[Data section]

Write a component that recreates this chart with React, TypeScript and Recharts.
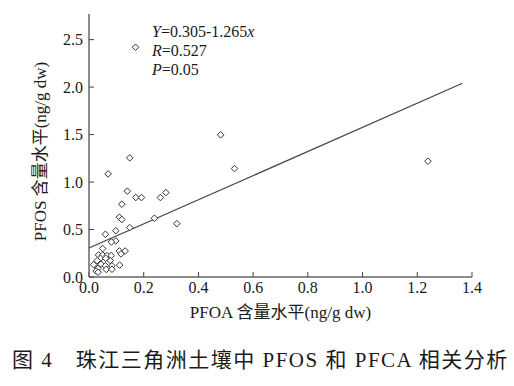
import {
  ComposedChart,
  Scatter,
  XAxis,
  YAxis
} from "recharts";

// PFOA (x) and PFOS (y) concentrations, ng/g dw
const pfoa = [
  0.17, 0.481, 0.149, 1.239, 0.532, 0.07, 0.14, 0.281, 0.171, 0.192, 0.261,
  0.12, 0.111, 0.239, 0.12, 0.321, 0.149, 0.098, 0.06, 0.098, 0.082, 0.05,
  0.111, 0.132, 0.117, 0.035, 0.05, 0.066, 0.081, 0.042, 0.061, 0.03, 0.078,
  0.017, 0.044, 0.06, 0.084, 0.112, 0.032, 0.063, 0.084, 0.026, 0.033
];
const pfos = [
  2.42, 1.498, 1.255, 1.22, 1.142, 1.086, 0.904, 0.889, 0.837, 0.837, 0.837,
  0.767, 0.63, 0.619, 0.605, 0.562, 0.52, 0.488, 0.45, 0.38, 0.369, 0.3,
  0.274, 0.274, 0.243, 0.232, 0.232, 0.225, 0.225, 0.197, 0.197, 0.172, 0.172,
  0.13, 0.135, 0.118, 0.118, 0.125, 0.09, 0.08, 0.082, 0.063, 0.05
];

// regression line end points (Y=0.305+1.265x)
const fitX = [0, 1.365];
const fitY = [0.305, 2.04];

const xTicks = [0, 0.2, 0.4, 0.6, 0.8, 1.0, 1.2, 1.4];
const yTicks = [0, 0.5, 1.0, 1.5, 2.0, 2.5];

const points = pfoa.map((x, i) => ({ x, y: pfos[i] }));
const fitLine = fitX.map((x, i) => ({ x, y: fitY[i] }));

const serif = '"Liberation Serif", "Noto Sans CJK SC", serif';
const tickStyle = { fill: "#1a1a1a", fontSize: 16, fontFamily: serif };

const Diamond = (props: any) => {
  const { cx, cy } = props;
  const r = 3.3;
  return (
    <path
      d={`M${cx},${cy - r}L${cx + r},${cy}L${cx},${cy + r}L${cx - r},${cy}Z`}
      fill="#fff"
      stroke="#333"
      strokeWidth={1}
    />
  );
};

const YLabel = (props: any) => {
  const vb = props.viewBox || { x: 0, y: 0, width: 0, height: 0 };
  const cx = vb.x + 40;
  const cy = vb.y + vb.height / 2 + 6;
  return (
    <text
      x={cx}
      y={cy}
      transform={`rotate(-90 ${cx} ${cy})`}
      textAnchor="middle"
      dominantBaseline="central"
      fill="#1a1a1a"
      fontSize={17}
      fontFamily={serif}
    >
      PFOS 含量水平(ng/g dw)
    </text>
  );
};

const App = () => {
  return (
    <div
      style={{
        position: "absolute",
        left: 0,
        top: 0,
        width: 514,
        height: 386,
        background: "#fff",
        fontFamily: serif
      }}
    >
      <ComposedChart
        width={514}
        height={330}
        margin={{ top: 14, right: 42, bottom: 0, left: 0 }}
      >
        <XAxis
          xAxisId="b"
          type="number"
          dataKey="x"
          domain={[0, 1.4]}
          ticks={xTicks}
          tickFormatter={(v: number) => v.toFixed(1)}
          tick={tickStyle}
          tickSize={-5}
          tickMargin={10}
          height={53}
          axisLine={{ stroke: "#666", strokeWidth: 1.5 }}
          tickLine={{ stroke: "#444" }}
          label={{
            value: "PFOA 含量水平(ng/g dw)",
            position: "insideBottom",
            offset: 12,
            style: { fill: "#1a1a1a", fontSize: 17, fontFamily: serif }
          }}
        />
        <XAxis
          xAxisId="t"
          orientation="top"
          type="number"
          dataKey="x"
          domain={[0, 1.4]}
          height={0}
          tick={false}
          tickLine={false}
          axisLine={{ stroke: "#666", strokeWidth: 1.5 }}
        />
        <YAxis
          yAxisId="l"
          type="number"
          dataKey="y"
          domain={[0, 2.77]}
          ticks={yTicks}
          tickFormatter={(v: number) => v.toFixed(1)}
          tick={tickStyle}
          tickSize={-5}
          tickMargin={11}
          width={89}
          axisLine={{ stroke: "#666", strokeWidth: 1.5 }}
          tickLine={{ stroke: "#444" }}
          label={YLabel}
        />
        <YAxis
          yAxisId="r"
          orientation="right"
          type="number"
          dataKey="y"
          domain={[0, 2.77]}
          width={0}
          tick={false}
          tickLine={false}
          axisLine={{ stroke: "#666", strokeWidth: 1.5 }}
        />
        <Scatter
          xAxisId="b"
          yAxisId="l"
          data={fitLine}
          line={{ stroke: "#444", strokeWidth: 1.2 }}
          shape={() => <g />}
          isAnimationActive={false}
        />
        <Scatter
          xAxisId="b"
          yAxisId="l"
          data={points}
          shape={Diamond}
          isAnimationActive={false}
        />
      </ComposedChart>

      <div
        style={{
          position: "absolute",
          left: 152,
          top: 22,
          fontSize: 16,
          lineHeight: "19px",
          color: "#1a1a1a"
        }}
      >
        <div>
          <i>Y</i>=0.305-1.265<i>x</i>
        </div>
        <div>
          <i>R</i>=0.527
        </div>
        <div>
          <i>P</i>=0.05
        </div>
      </div>

      <div
        style={{
          position: "absolute",
          left: 12,
          top: 347,
          fontSize: 21,
          letterSpacing: 1.5,
          lineHeight: "26px",
          color: "#1a1a1a",
          whiteSpace: "pre"
        }}
      >
        图 4　珠江三角洲土壤中 PFOS 和 PFCA 相关分析
      </div>
    </div>
  );
};

export default App;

[Exercise]
What is needed is an exact reproduction of the data, pictures excluded.

[Correct result]
Write a component that recreates this chart with React, TypeScript and Recharts.
import {
  ComposedChart,
  Scatter,
  XAxis,
  YAxis
} from "recharts";

// PFOA (x) and PFOS (y) concentrations, ng/g dw
const pfoa = [
  0.17, 0.481, 0.149, 1.239, 0.532, 0.07, 0.14, 0.281, 0.171, 0.192, 0.261,
  0.12, 0.111, 0.239, 0.12, 0.321, 0.149, 0.098, 0.06, 0.098, 0.082, 0.05,
  0.111, 0.132, 0.117, 0.035, 0.05, 0.066, 0.081, 0.042, 0.061, 0.03, 0.078,
  0.017, 0.044, 0.06, 0.084, 0.112, 0.032, 0.063, 0.084, 0.026, 0.033
];
const pfos = [
  2.42, 1.498, 1.255, 1.22, 1.142, 1.086, 0.904, 0.889, 0.837, 0.837, 0.837,
  0.767, 0.63, 0.619, 0.605, 0.562, 0.52, 0.488, 0.45, 0.38, 0.369, 0.3,
  0.274, 0.274, 0.243, 0.232, 0.232, 0.225, 0.225, 0.197, 0.197, 0.172, 0.172,
  0.13, 0.135, 0.118, 0.118, 0.125, 0.09, 0.08, 0.082, 0.063, 0.05
];

// regression line end points (Y=0.305+1.265x)
const fitX = [0, 1.365];
const fitY = [0.305, 2.04];

const xTicks = [0, 0.2, 0.4, 0.6, 0.8, 1.0, 1.2, 1.4];
const yTicks = [0, 0.5, 1.0, 1.5, 2.0, 2.5];

const points = pfoa.map((x, i) => ({ x, y: pfos[i] }));
const fitLine = fitX.map((x, i) => ({ x, y: fitY[i] }));

const serif = '"Liberation Serif", "Noto Sans CJK SC", serif';
const tickStyle = { fill: "#1a1a1a", fontSize: 16, fontFamily: serif };

const Diamond = (props: any) => {
  const { cx, cy } = props;
  const r = 3.3;
  return (
    <path
      d={`M${cx},${cy - r}L${cx + r},${cy}L${cx},${cy + r}L${cx - r},${cy}Z`}
      fill="#fff"
      stroke="#333"
      strokeWidth={1}
    />
  );
};

const YLabel = (props: any) => {
  const vb = props.viewBox || { x: 0, y: 0, width: 0, height: 0 };
  const cx = vb.x + 40;
  const cy = vb.y + vb.height / 2 + 6;
  return (
    <text
      x={cx}
      y={cy}
      transform={`rotate(-90 ${cx} ${cy})`}
      textAnchor="middle"
      dominantBaseline="central"
      fill="#1a1a1a"
      fontSize={17}
      fontFamily={serif}
    >
      PFOS 含量水平(ng/g dw)
    </text>
  );
};

const App = () => {
  return (
    <div
      style={{
        position: "absolute",
        left: 0,
        top: 0,
        width: 514,
        height: 386,
        background: "#fff",
        fontFamily: serif
      }}
    >
      <ComposedChart
        width={514}
        height={330}
        margin={{ top: 14, right: 42, bottom: 0, left: 0 }}
      >
        <XAxis
          xAxisId="b"
          type="number"
          dataKey="x"
          domain={[0, 1.4]}
          ticks={xTicks}
          tickFormatter={(v: number) => v.toFixed(1)}
          tick={tickStyle}
          tickSize={-5}
          tickMargin={10}
          height={53}
          axisLine={{ stroke: "#666", strokeWidth: 1.5 }}
          tickLine={{ stroke: "#444" }}
          label={{
            value: "PFOA 含量水平(ng/g dw)",
            position: "insideBottom",
            offset: 12,
            style: { fill: "#1a1a1a", fontSize: 17, fontFamily: serif }
          }}
        />
        <XAxis
          xAxisId="t"
          orientation="top"
          type="number"
          dataKey="x"
          domain={[0, 1.4]}
          height={0}
          tick={false}
          tickLine={false}
          axisLine={{ stroke: "#666", strokeWidth: 1.5 }}
        />
        <YAxis
          yAxisId="l"
          type="number"
          dataKey="y"
          domain={[0, 2.77]}
          ticks={yTicks}
          tickFormatter={(v: number) => v.toFixed(1)}
          tick={tickStyle}
          tickSize={-5}
          tickMargin={11}
          width={89}
          axisLine={{ stroke: "#666", strokeWidth: 1.5 }}
          tickLine={{ stroke: "#444" }}
          label={YLabel}
        />
        <YAxis
          yAxisId="r"
          orientation="right"
          type="number"
          dataKey="y"
          domain={[0, 2.77]}
          width={0}
          tick={false}
          tickLine={false}
          axisLine={{ stroke: "#666", strokeWidth: 1.5 }}
        />
        <Scatter
          xAxisId="b"
          yAxisId="l"
          data={fitLine}
          line={{ stroke: "#444", strokeWidth: 1.2 }}
          shape={() => <g />}
          isAnimationActive={false}
        />
        <Scatter
          xAxisId="b"
          yAxisId="l"
          data={points}
          shape={Diamond}
          isAnimationActive={false}
        />
      </ComposedChart>

      <div
        style={{
          position: "absolute",
          left: 152,
          top: 22,
          fontSize: 16,
          lineHeight: "19px",
          color: "#1a1a1a"
        }}
      >
        <div>
          <i>Y</i>=0.305-1.265<i>x</i>
        </div>
        <div>
          <i>R</i>=0.527
        </div>
        <div>
          <i>P</i>=0.05
        </div>
      </div>

      <div
        style={{
          position: "absolute",
          left: 12,
          top: 347,
          fontSize: 21,
          letterSpacing: 1.5,
          lineHeight: "26px",
          color: "#1a1a1a",
          whiteSpace: "pre"
        }}
      >
        图 4　珠江三角洲土壤中 PFOS 和 PFCA 相关分析
      </div>
    </div>
  );
};

export default App;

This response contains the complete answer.